Why You Should Never Remove Shrimp Tails Before You Cook Them

Is there anything more humbling than digging around in your shrimp scampi in order to remove the tail from every piece of shrimp? Sure, it's less embarrassing in the privacy of your own home, but when at a restaurant, the last thing you want to do is have melted butter and oil dripping down your fingers as you struggle to wrestle the shrimp out of its tail. However, while this task may seem tedious, there are many reasons you should leave the tails on your cooked shrimp.

For one, leaving the tails on will help you grip the shrimp better. It will also give your dish extra flavor and moisture and make them look larger and more visually appealing. In addition, shrimp tails are beneficial to your health. Not only are the tails digestible, but they're rich in protein, fiber, iron, calcium, and vitamin B.

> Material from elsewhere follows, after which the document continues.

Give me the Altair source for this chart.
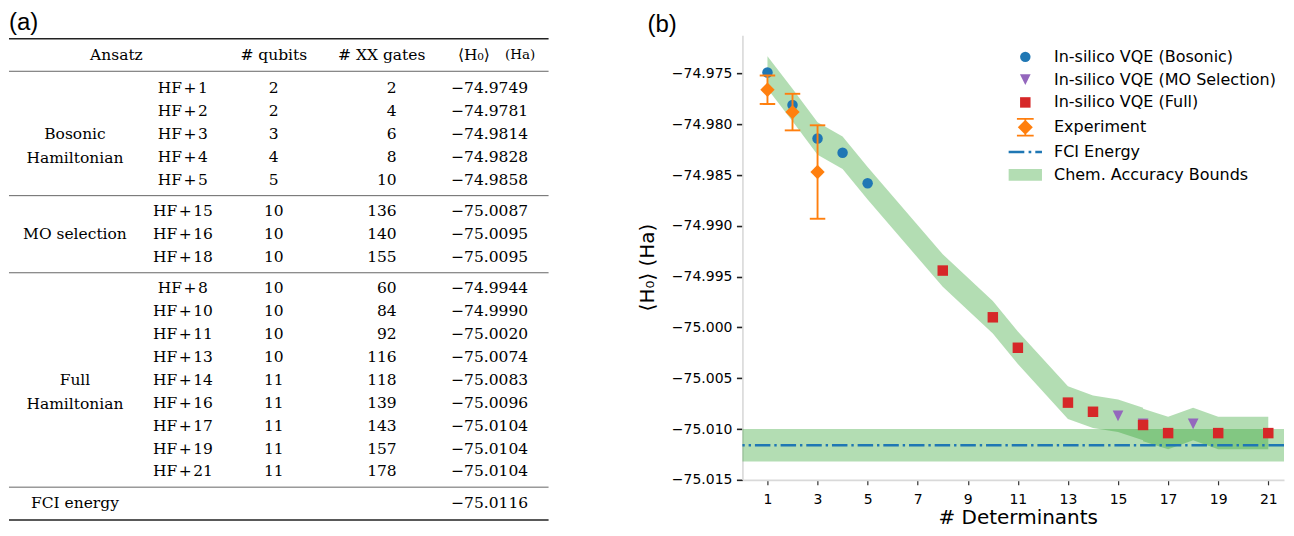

Shrimp tails can serve a variety of purposes

While leaving the tails on has it perks, this doesn't really apply when you're cooking shrimp for a short amount of time. Because the shells, tail included, contain water-soluble compounds that accentuate the shrimp's umami taste and aromatic compounds that lend even more tastiness to the dish, slow-boiling is more impactful than a quick sauté. If you're using a quick cooking method for the shrimp, marinating them is the best way to add more flavor

As for cooking time, that seems to change based on the size of shrimp rather than whether or not the tail is still attached. Yet, if you still find that you can't swallow the idea of consuming shrimp tails, set them aside to get the most out of their flavor. Discarded shrimp tails, as well as heads and shells, can be boiled in water with carrots, celery, and onions to make a delicious homemade shrimp stock.